Het mag duidelijk zijn dat dit niet een technisch proces is dat je alleen maar hoeft in te trainen om het te kunnen hebben. Het hangt samen met de loutering van de ziel, en dat is een levensopgave of een opgave voor levens. Het gespiritualiseerde denken moet zo worden, dat het geen onwaarheid kan voortbrengen, omdat die als absoluut gif voor de ontwikkeling wordt beleefd. De gehele menselijke ziel moet zo zichzelf 'gestalten', dat alles wat zij denkt, voelt en wil alleen maar in overeenstemming kan zijn met het ware, schone en goede. Maar dat betekent een levenslange zelfopvoeding. Het je verdiepen in en ontwikkelen van de deugden* zou daarbij door jezelf verplicht moeten worden gesteld. Plato geeft de vier kardinale deugden weer: Wijsheid, moed, bezonnenheid en rechtvaardigheid.
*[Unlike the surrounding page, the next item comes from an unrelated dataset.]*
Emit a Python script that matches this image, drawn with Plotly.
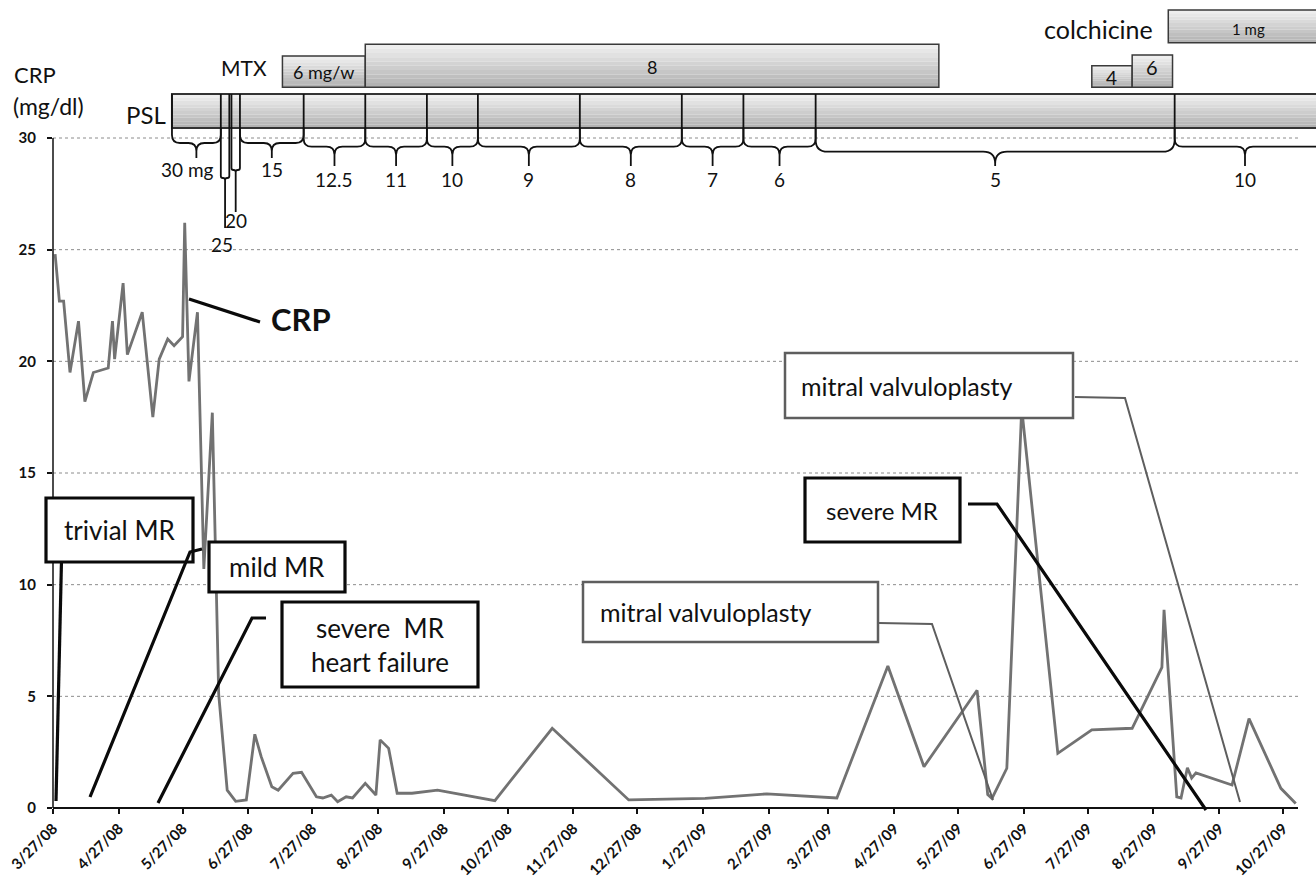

Rudolf Steiner geeft ze in een christelijke omvorming: waarachtigheid, liefde, de juiste maat en rechtvaardigheid. De rechtvaardigheid is iets dat veel verder reikt dan de betekenis die wij aan het woord geven. Het is die omvorming van het menselijke ik, waardoor het wordt tot een nieuw geestlichaam, dat Christus in zich kan ontvangen.

Dat wil niet zeggen dat de mens die nog onwaarheid, schandelijks en slechts in zich heeft geen kans zou maken om het denken te spiritualiseren. Misschien blijft de genade nog lange tijd uit, of misschien komt die toch bij elke zelfoverwinning. Maar zelfs als die uit zou blijven, dan zou je toch nog kunnen komen tot de eerste treden van de spiritualisering: de studie, de ontwikkeling van een zuiver logisch werkelijkheidsdenken en de verzameling van zoveel mogelijk wil in het zuiver wordende denken.

Dat dit geen zaak is voor de mens alleen, maar dat dit vergaande sociale en zelfs politieke gevolgen zou hebben - wanneer de mensen zich zouden brengen tot een spiritualisering van het denken, dat is te lezen in de voordrachten van Rudolf Steiner ten tijde van de Eerste Wereldoorlog (bijv. GA 187 en GA 193).

(* In het intensieve hemelvaartsseminar in Zwitserland 2014 werden deze deugden bestudeerd zoals Plato en Aristoteles ze hebben beschreven. Tevens werd de omvorming in de christelijke deugden, zoals Rudolf Steiner die geeft in de bundel 'Christus und die menschliche Seele' daarbij betrokken.)